Simon happened to be in Paris at the time. He had flown to Europe and to a large extent reinvented his musical life, busking on the streets with his guitar, singing folk songs and ballads. He was in the American Express office when he heard of the civil rights murders.

 

"I had to walk outside," he remembered later. "I was going to throw up. I was so panicked, so frightened. I couldn't actually believe that anybody I knew was dead."

 

They cursed my brother to his face

Go home outsider

This town's gonna be your buryin' place

He was singin' on his knees

An angry mob trailed along

They shot my brother dead

Because he hated what was wrong

 

Some Simon scholars have speculated over the years that he'd actually written the song a year earlier. Garfunkel has said Simon played it for him in June 1963. It was released as a single, under either the Paul Kane or Jerry Landis name, and release schedules suggest that could have occurred as early as late '63. Also, some of the details in the lyrics don't match Goodman: The song says he was 23, five years older than the singer. At 20, Goodman was younger than Simon.

 

Still, if Simon did write it earlier, it was eerily prescient, and either way it became a powerful eulogy. Simon later sang the lyrics as "Mississippi's gonna be your buryin' ground."

 

It also fit with other new songs Simon was playing in Europe, like the anti-Ku Klux Klan "A Church Is Burning."

 

Whenever "My Brother" got to Garfunkel's ears, he was impressed. "Up until then we sang and wrote rock 'n' roll songs together, but suddenly one of us could write poetic folk songs," he said. "When I first heard it, I knew that was a song I had to sing."

 

He did.

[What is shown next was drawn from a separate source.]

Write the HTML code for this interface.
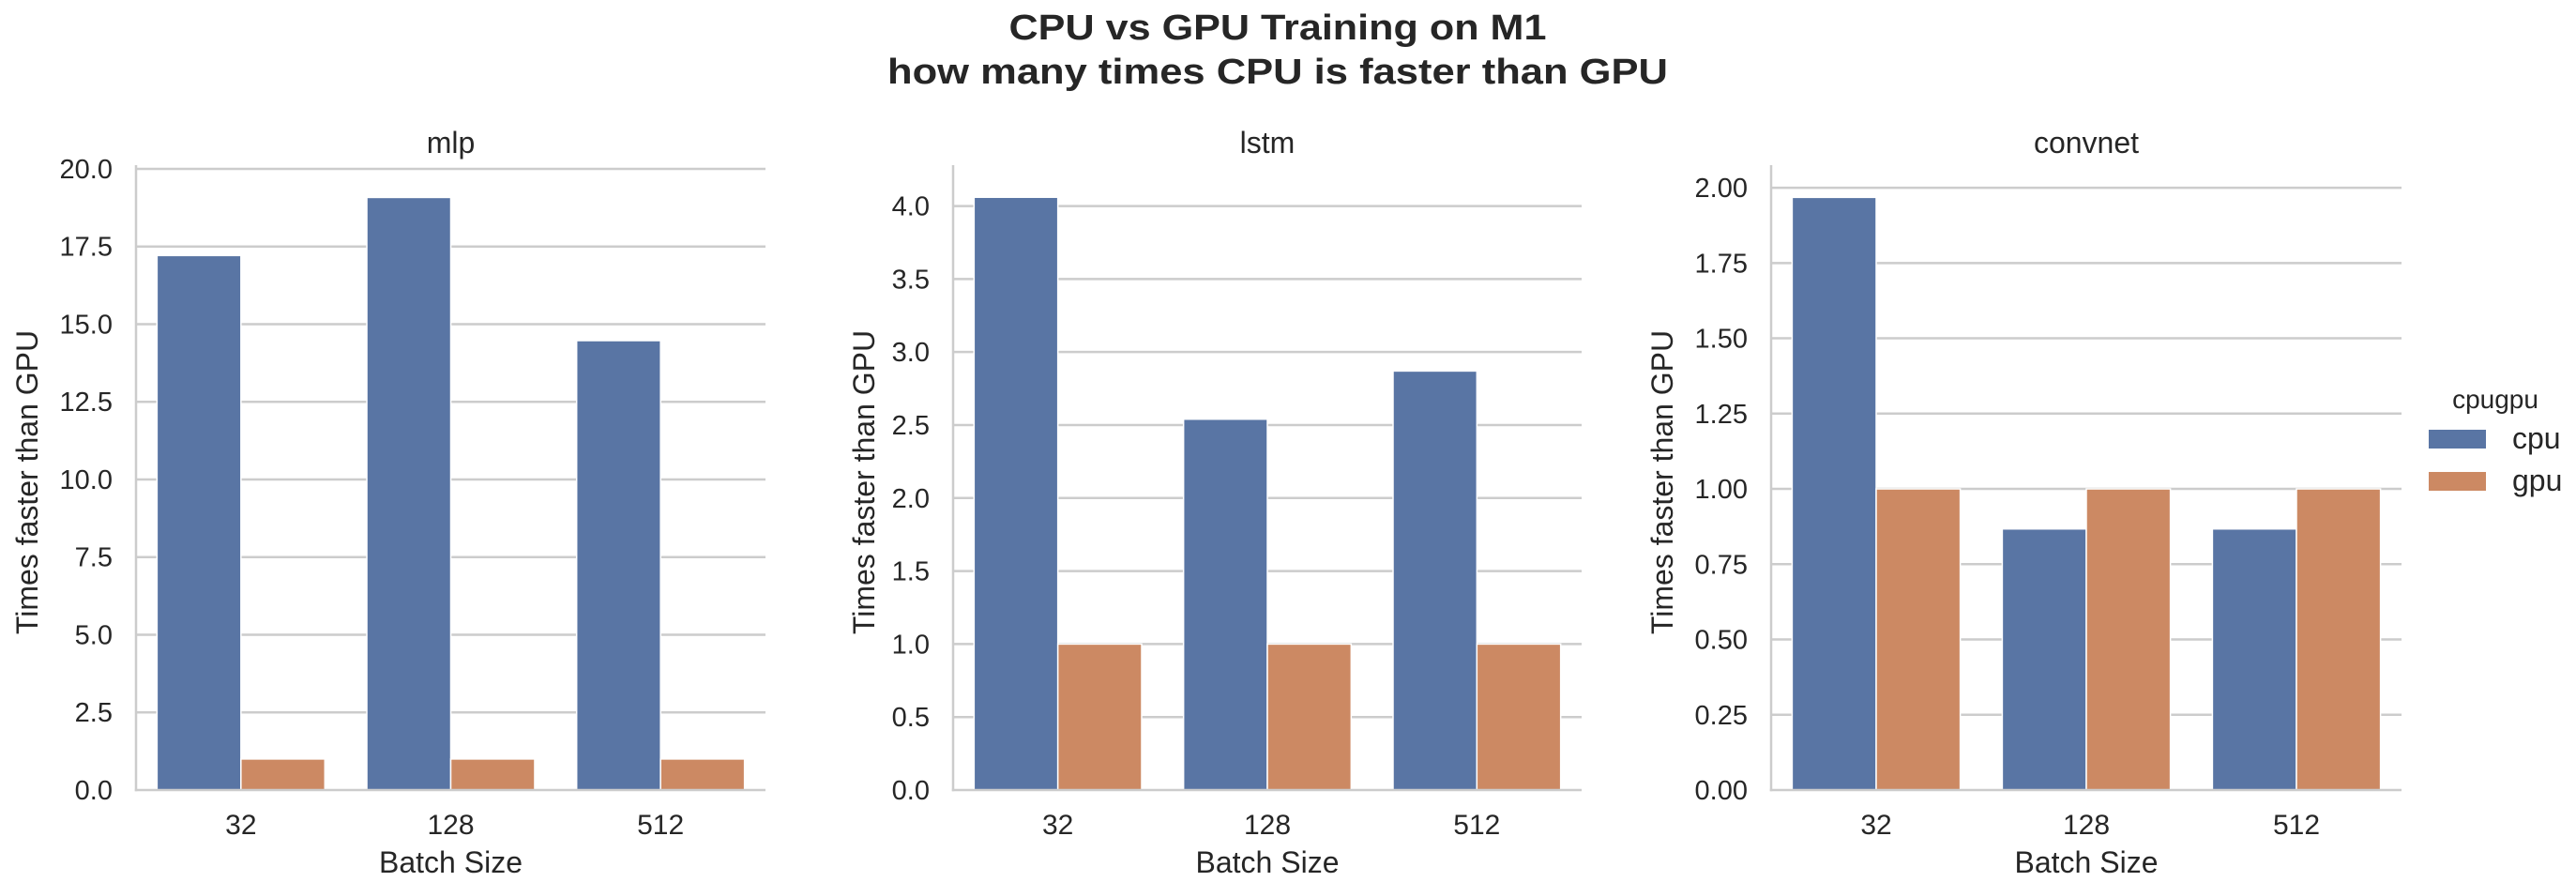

Simon returned to America and he and Garfunkel recorded the album "Wednesday Morning, 3 a.m.," which included "He Was My Brother" and ended Simon's pseudonym era. From now on he was Paul Simon.

 

"Wednesday morning" at first made so little noise that Simon had gone to England and picked up his solo career there when he got a call saying a track called "The Sounds of Silence" had been retinkered and was climbing the charts.

 

So he flew home again. Who knew, maybe this time Simon and Garfunkel would really take him someplace.

 

 

On Aug. 2, 1964, the FBI found the bodies of Andrew Goodman, Mickey Schwerner and James Chaney. One year and four days later, President Lyndon Johnson signed a Voting Rights Act that led to the largest black voter registration in American history.